Adidas AG, the world’s second-biggest sporting-goods maker, said it expects record soccer sales of more than 1.6 billion euros ($2 billion) this year, boosted by the European championships in Ukraine and Poland.
“Adidas is leading the way at UEFA Euro 2012 in every respect -- in terms of product sales, brand visibility and innovative strength,” Chief Executive Officer Herbert Hainer said at a press conference in Warsaw today. “Adidas can already be sure of defending its title as the most successful football brand in Europe and the world.”
Today’s forecast exceeds the previous record of 1.5 billion euros, set in 2010 when the last World Cup was held in South Africa. Soccer accounts for more than 17 percent of revenue at Herzogenaurach, Germany-based Adidas, which said in April that total sales will rise almost 10 percent this year, compared with an earlier goal for a mid-to high-single-digit percentage gain.
Adidas is defending its soccer leadership against Nike Inc., which has a goal to surpass the company as the sport’s biggest brand and sponsored teams such as the Netherlands, Portugal, Croatia, Poland and France at this year’s tournament. Adidas controls about a third of a market it estimates is worth as much as 5 billion euros a year.
“There’s momentum with the Adidas brand in football at the moment, especially in footwear,” said Mark Josefson, an analyst at Silvia Quandt Research GmbH in Frankfurt. “Nike wanted to close the gap, but it has at best kept pace with Adidas, or has probably fallen back. Football is associated with Adidas.”
Adidas said today that it will be the soccer market leader in Poland this year and “has come significantly closer” to becoming the biggest seller of sporting goods in the country by 2015. Sales of Adidas soccer products will double this year in Ukraine, where the company is the sport’s biggest brand, it said.

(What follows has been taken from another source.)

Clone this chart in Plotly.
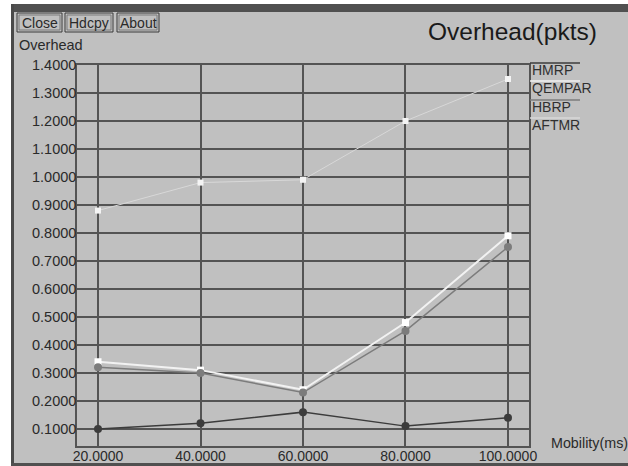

“I am very happy with the business development in Poland and Ukraine,” Hainer said.
Adidas fell 0.7 percent to 58.56 euros as of 2:44 p.m. in Frankfurt trading. The stock is up 16 percent this year, among the best performers in Germany’s benchmark DAX Index.

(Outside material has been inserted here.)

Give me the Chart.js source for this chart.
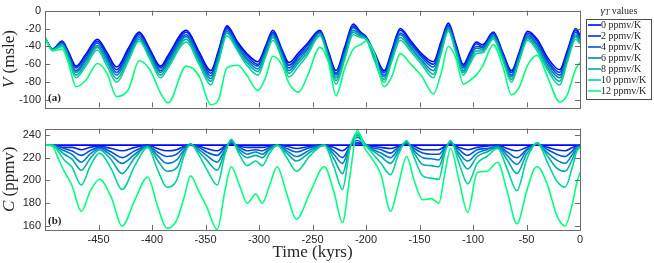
<!DOCTYPE html>
<html>
<head>
<meta charset="utf-8">
<script src="https://cdn.jsdelivr.net/npm/chart.js@4.4.1/dist/chart.umd.min.js"></script>
<style>
  body { margin: 0; background: #fff; }
  #wrap { position: relative; width: 654px; height: 263px; }
  canvas { position: absolute; left: 0; }
</style>
</head>
<body>
<div id="wrap">
  <canvas id="topChart" width="654" height="118" style="top:0"></canvas>
  <canvas id="bottomChart" width="654" height="145" style="top:118px"></canvas>
</div>
<script>
// legend entries (gamma_T values)
const gammaLabels = ['0 ppmv/K', '2 ppmv/K', '4 ppmv/K', '6 ppmv/K', '8 ppmv/K', '10 ppmv/K', '12 ppmv/K'];
const colours = ['#0000ff', '#002bea', '#0055d5', '#0080bf', '#00aaaa', '#00d595', '#00ff80'];

// tick labels
const xTicks = [-450, -400, -350, -300, -250, -200, -150, -100, -50, 0];
const vTicks = [-100, -80, -60, -40, -20, 0];
const cTicks = [160, 180, 200, 220, 240];

// panel (a): sea level V (msle)
const timeV = [-500, -493, -484, -478, -471, -462, -451, -442, -433, -422,
  -412, -402, -392, -385, -368, -356, -345, -338, -330, -320,
  -312, -301, -294, -287, -278, -272, -263, -255, -243, -235,
  -228, -220, -212, -205, -200, -192, -183, -176, -168, -158,
  -148, -137, -130, -123, -116, -109, -103, -97, -91, -81,
  -72, -64, -57, -49, -40, -30, -19, -12, -4, 0];
const vGamma0 = [-30, -43, -34, -46, -62, -49, -32, -47, -63, -42,
  -24, -43, -62, -50, -22, -46, -67, -45, -17, -35,
  -47, -57, -40, -22, -45, -58, -47, -37, -22, -46,
  -67, -41, -15, -24, -29, -47, -67, -45, -20, -34,
  -48, -57, -35, -14, -37, -60, -47, -35, -38, -24,
  -47, -67, -47, -23, -32, -53, -66, -45, -20, -27];
const vGamma2 = [-30, -43, -35, -48, -64, -51, -34, -50, -66, -45,
  -26, -45, -64, -53, -24, -49, -70, -47, -19, -37,
  -49, -60, -42, -24, -47, -61, -50, -39, -23, -48,
  -70, -44, -17, -25, -30, -49, -69, -47, -22, -36,
  -50, -60, -38, -16, -39, -62, -49, -37, -40, -25,
  -49, -69, -49, -25, -34, -56, -69, -47, -22, -29];
const vGamma4 = [-30, -43, -36, -49, -67, -54, -36, -52, -69, -47,
  -28, -47, -67, -55, -27, -51, -73, -50, -21, -39,
  -52, -62, -44, -26, -49, -64, -52, -42, -24, -49,
  -72, -46, -19, -26, -30, -50, -72, -49, -25, -38,
  -52, -63, -40, -17, -41, -64, -52, -40, -41, -27,
  -50, -72, -51, -27, -37, -58, -72, -50, -24, -31];
const vGamma6 = [-30, -44, -37, -51, -69, -56, -39, -55, -72, -50,
  -30, -49, -69, -58, -29, -54, -76, -52, -23, -41,
  -54, -65, -47, -28, -51, -67, -55, -44, -25, -51,
  -75, -49, -22, -27, -31, -52, -74, -52, -27, -41,
  -55, -67, -43, -19, -43, -67, -54, -42, -43, -28,
  -52, -74, -53, -29, -39, -61, -75, -52, -27, -33];
const vGamma8 = [-30, -44, -38, -53, -72, -59, -41, -58, -76, -53,
  -32, -51, -72, -61, -32, -57, -79, -55, -25, -43,
  -57, -68, -49, -30, -53, -70, -58, -47, -27, -53,
  -78, -52, -24, -29, -31, -54, -77, -54, -30, -43,
  -57, -71, -46, -21, -45, -69, -57, -45, -45, -30,
  -54, -77, -55, -31, -42, -64, -79, -55, -29, -35];
const vGamma10 = [-30, -44, -40, -55, -75, -62, -44, -62, -80, -56,
  -34, -54, -75, -64, -35, -60, -83, -58, -28, -45,
  -60, -72, -52, -33, -56, -74, -62, -50, -28, -55,
  -82, -55, -27, -30, -32, -56, -80, -57, -33, -46,
  -60, -75, -49, -23, -47, -72, -60, -48, -47, -32,
  -56, -80, -57, -33, -45, -67, -83, -58, -32, -37];
const vGamma12 = [-30, -45, -43, -59, -85, -78, -59, -70, -96, -88,
  -56, -66, -92, -103, -62, -73, -105, -100, -64, -61,
  -71, -89, -75, -51, -62, -81, -91, -74, -41, -58,
  -95, -65, -43, -38, -34, -48, -85, -74, -48, -60,
  -73, -93, -71, -40, -53, -82, -78, -72, -62, -38,
  -63, -94, -86, -61, -50, -75, -102, -94, -65, -58];

// panel (b): CO2 C (ppmv)
const timeC = [-500, -493, -488, -482, -475, -466, -458, -449, -438, -428,
  -416, -404, -395, -386, -377, -370, -364, -356, -349, -339,
  -332, -326, -318, -311, -303, -297, -290, -283, -274, -265,
  -252, -239, -230, -222, -215, -208, -201, -195, -186, -177,
  -170, -162, -155, -147, -139, -132, -126, -121, -113, -105,
  -96, -87, -77, -68, -59, -50, -43, -40, -30, -22,
  -14, -7, -3, 0];
const cGamma0 = [231, 231, 231, 231, 231, 231, 231, 231, 231, 231,
  231, 231, 231, 231, 231, 231, 231, 231, 231, 231,
  231, 231, 231, 231, 231, 231, 231, 231, 231, 231,
  231, 231, 231, 231, 231, 231, 231, 231, 231, 231,
  231, 231, 231, 231, 231, 231, 231, 231, 231, 231,
  231, 231, 231, 231, 231, 231, 231, 231, 231, 231,
  231, 231, 231, 231];
const cGamma2 = [231, 231, 230, 229, 229, 227, 229, 230, 228, 226,
  229, 231, 228, 226, 227, 230, 231, 230, 228, 226,
  230, 232, 230, 229, 229, 229, 230, 231, 230, 228,
  230, 231, 229, 226, 231, 233, 231, 230, 229, 228,
  230, 232, 230, 227, 227, 227, 230, 232, 229, 227,
  229, 230, 231, 228, 226, 229, 231, 231, 229, 227,
  226, 229, 230, 231];
const cGamma4 = [231, 231, 230, 228, 226, 222, 226, 229, 225, 220,
  226, 230, 225, 221, 223, 229, 231, 229, 225, 222,
  229, 233, 229, 226, 227, 226, 229, 231, 228, 225,
  229, 231, 226, 220, 230, 235, 231, 229, 227, 224,
  229, 233, 228, 224, 223, 223, 229, 233, 227, 222,
  227, 228, 230, 225, 220, 227, 231, 232, 227, 223,
  221, 226, 230, 230];
const cGamma6 = [231, 231, 229, 226, 223, 216, 223, 228, 222, 215,
  223, 230, 222, 215, 218, 227, 232, 227, 222, 216,
  227, 234, 227, 223, 225, 223, 228, 231, 226, 221,
  227, 231, 223, 215, 230, 238, 232, 228, 224, 220,
  227, 233, 226, 220, 219, 218, 228, 233, 224, 217,
  224, 227, 230, 222, 214, 226, 231, 232, 224, 218,
  215, 223, 229, 230];
const cGamma8 = [231, 231, 228, 223, 219, 209, 219, 227, 218, 206,
  220, 230, 218, 208, 211, 225, 232, 225, 218, 209,
  225, 235, 225, 220, 222, 220, 227, 231, 224, 217,
  225, 231, 219, 206, 229, 240, 232, 227, 221, 215,
  225, 234, 224, 214, 213, 212, 227, 234, 221, 210,
  221, 225, 229, 218, 206, 223, 231, 233, 221, 211,
  208, 219, 228, 230];
const cGamma10 = [231, 231, 226, 218, 212, 196, 212, 224, 210, 192,
  213, 229, 210, 194, 200, 222, 232, 222, 210, 196,
  222, 236, 222, 213, 217, 213, 224, 231, 220, 208,
  222, 231, 212, 192, 228, 242, 232, 225, 215, 205,
  222, 235, 220, 204, 202, 201, 225, 235, 215, 197,
  215, 221, 228, 210, 191, 218, 231, 233, 215, 200,
  194, 212, 226, 229];
const cGamma12 = [231, 230, 220, 208, 196, 173, 190, 201, 185, 160,
  183, 203, 178, 158, 165, 185, 204, 190, 177, 157,
  190, 212, 195, 180, 188, 180, 196, 212, 188, 166,
  190, 212, 190, 163, 204, 244, 228, 220, 205, 173,
  195, 221, 200, 183, 184, 180, 208, 228, 200, 172,
  207, 208, 216, 190, 162, 190, 210, 212, 195, 170,
  160, 180, 198, 207];

const vSeries = [vGamma0, vGamma2, vGamma4, vGamma6, vGamma8, vGamma10, vGamma12];
const cSeries = [cGamma0, cGamma2, cGamma4, cGamma6, cGamma8, cGamma10, cGamma12];

const serif = '"Liberation Serif", "DejaVu Serif", serif';
const sans = '"Liberation Sans", Arial, sans-serif';
const frameColour = '#6b6b6b';
const textColour = '#262626';

function toPoints(times, values) {
  return times.map((t, i) => ({ x: t, y: values[i] }));
}

function makeDatasets(times, series) {
  return series.map((vals, i) => ({
    label: gammaLabels[i],
    data: toPoints(times, vals),
    borderColor: colours[i],
    backgroundColor: colours[i],
    borderWidth: 1.6,
    pointRadius: 0,
    cubicInterpolationMode: 'monotone',
    order: 6 - i,
  }));
}

// draws text made of several styled parts, e.g. italic V + " (msle)"
function drawParts(ctx, parts, x, y, align) {
  let total = 0;
  parts.forEach(p => { ctx.font = p.font; total += ctx.measureText(p.text).width; });
  let cx = align === 'center' ? x - total / 2 : x;
  parts.forEach(p => {
    ctx.font = p.font;
    ctx.fillText(p.text, cx, y + (p.dy || 0));
    cx += ctx.measureText(p.text).width;
  });
}

// box round the plot with inward ticks on all four sides
function frameTicks(yTickValues) {
  return {
    id: 'frameTicks',
    afterDatasetsDraw(chart) {
      const { ctx, chartArea: a, scales } = chart;
      ctx.save();
      ctx.strokeStyle = frameColour;
      ctx.lineWidth = 1;
      ctx.strokeRect(Math.round(a.left) + 0.5, Math.round(a.top) + 0.5,
        Math.round(a.right - a.left), Math.round(a.bottom - a.top));
      ctx.beginPath();
      xTicks.forEach(v => {
        const px = Math.round(scales.x.getPixelForValue(v)) + 0.5;
        ctx.moveTo(px, a.bottom); ctx.lineTo(px, a.bottom - 5);
        ctx.moveTo(px, a.top); ctx.lineTo(px, a.top + 5);
      });
      yTickValues.forEach(v => {
        const py = Math.round(scales.y.getPixelForValue(v)) + 0.5;
        ctx.moveTo(a.left, py); ctx.lineTo(a.left + 5, py);
        ctx.moveTo(a.right, py); ctx.lineTo(a.right - 5, py);
      });
      ctx.stroke();
      ctx.restore();
    }
  };
}

function yLabelPlugin(letter, rest, panelTag) {
  return {
    id: 'yLabel',
    afterDraw(chart) {
      const { ctx, chartArea: a } = chart;
      ctx.save();
      ctx.fillStyle = textColour;
      ctx.textBaseline = 'middle';
      ctx.translate(10, (a.top + a.bottom) / 2);
      ctx.rotate(-Math.PI / 2);
      drawParts(ctx, [
        { text: letter, font: 'italic 17px ' + serif },
        { text: rest, font: '17px ' + serif },
      ], 0, 0, 'center');
      ctx.restore();

      ctx.save();
      ctx.fillStyle = textColour;
      ctx.textBaseline = 'middle';
      ctx.font = 'bold 11px ' + serif;
      ctx.fillText(panelTag, a.left + 3, a.bottom - 9);
      ctx.restore();
    }
  };
}

const legendPlugin = {
  id: 'gammaLegend',
  afterDraw(chart) {
    const { ctx } = chart;
    ctx.save();
    ctx.fillStyle = textColour;
    ctx.textBaseline = 'middle';
    drawParts(ctx, [
      { text: '\u03b3', font: 'italic 11px ' + serif },
      { text: 'T', font: 'italic 8px ' + serif, dy: 2 },
      { text: ' values', font: '10px ' + serif },
    ], 619, 11, 'center');
    ctx.strokeStyle = '#4d4d4d';
    ctx.lineWidth = 1;
    ctx.strokeRect(586.5, 19.5, 65, 80);
    gammaLabels.forEach((lab, i) => {
      const y = 25 + i * 11;
      ctx.strokeStyle = colours[i];
      ctx.lineWidth = 1.6;
      ctx.beginPath();
      ctx.moveTo(588, y); ctx.lineTo(601, y);
      ctx.stroke();
      ctx.font = '10px ' + serif;
      ctx.fillText(lab, 601, y);
    });
    ctx.restore();
  }
};

function baseOptions(yMin, yMax, yTickValues, showX) {
  return {
    responsive: false,
    animation: false,
    devicePixelRatio: 1,
    events: [],
    layout: { padding: { top: 5, right: 74, bottom: showX ? 0 : 6, left: 0 } },
    plugins: { legend: { display: false }, tooltip: { enabled: false } },
    scales: {
      x: {
        type: 'linear',
        min: -500,
        max: 0,
        display: showX,
        grid: { display: false, drawTicks: false },
        border: { display: false },
        afterBuildTicks: s => { s.ticks = xTicks.map(v => ({ value: v })); },
        afterFit: s => { s.height = showX ? 33 : 0; },
        ticks: { padding: 3, autoSkip: false, color: textColour, font: { family: sans, size: 11 }, maxRotation: 0 },
        title: { display: false },
      },
      y: {
        type: 'linear',
        min: yMin,
        max: yMax,
        grid: { display: false, drawTicks: false },
        border: { display: false },
        afterBuildTicks: s => { s.ticks = yTickValues.map(v => ({ value: v })); },
        afterFit: s => { s.width = 45; },
        ticks: { padding: 4, autoSkip: false, color: textColour, font: { family: sans, size: 11 } },
      },
    },
  };
}

new Chart(document.getElementById('topChart'), {
  type: 'line',
  data: { datasets: makeDatasets(timeV, vSeries) },
  options: baseOptions(-108, 0, vTicks, false),
  plugins: [frameTicks(vTicks), yLabelPlugin('V', ' (msle)', '(a)'), legendPlugin],
});

const xTitlePlugin = {
  id: 'xTitle',
  afterDraw(chart) {
    const { ctx, chartArea: a } = chart;
    ctx.save();
    ctx.fillStyle = textColour;
    ctx.textAlign = 'center';
    ctx.textBaseline = 'middle';
    ctx.font = '17px ' + serif;
    ctx.fillText('Time (kyrs)', (a.left + a.right) / 2, 135);
    ctx.restore();
  }
};

new Chart(document.getElementById('bottomChart'), {
  type: 'line',
  data: { datasets: makeDatasets(timeC, cSeries) },
  options: baseOptions(156.5, 245.5, cTicks, true),
  plugins: [frameTicks(cTicks), yLabelPlugin('C', ' (ppmv)', '(b)'), xTitlePlugin],
});
</script>
</body>
</html>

Adidas is sponsoring six teams at the tournament, including favorites Spain and Germany, both of whom have made the quarter-finals. It is one of the 12 official sponsors of the event that also include Sony Corp. and Carlsberg A/S. Adidas provides the tournament’s official match ball, the Tango 12.
“Adidas not only benefits from the success of its teams, but can also position itself onscreen and on-site via the presence of officials, referees, volunteers or ball boys and girls and team mascots wearing Adidas clothing,” said Andreas Ullmann, head of market intelligence at German market researcher Sport + Markt. “There are also hospitality opportunities which can be used for competitions, promotions and networking.”
Adidas said today that it will sell more than 7 million Tango 12 balls this year and that it already sold more than 1 million Germany jerseys, a record for a European championship. The company sold “close” to 1 million Spain jerseys even in the current economic situation in the country, Hainer said.
Adidas sales will rise to 14.81 billion euros this year, according to the average estimate of 30 analysts surveyed by Bloomberg. Twenty-eight analysts recommend buying the stock while just two advise selling, data compiled by Bloomberg shows.
“Adidas still has the strongest heritage of any brand in soccer,” Ullmann said. “Adidas has strong partnerships, which have been built up over many, many years with major federations and clubs.”
Adidas is “not interested” in buying Nike Inc.’s Umbro soccer brand as Adidas is already the leader in the sport, CEO Hainer told journalists today. Nike, the world’s biggest maker of sporting goods, said in May that it will sell Umbro and Cole Haan within a year to focus on its biggest brands. Nike acquired Umbro, the U.K.-based soccer-apparel and footwear brand, in 2008 for $567 million.
Soccer “is the heart and soul of our company,” Hainer said.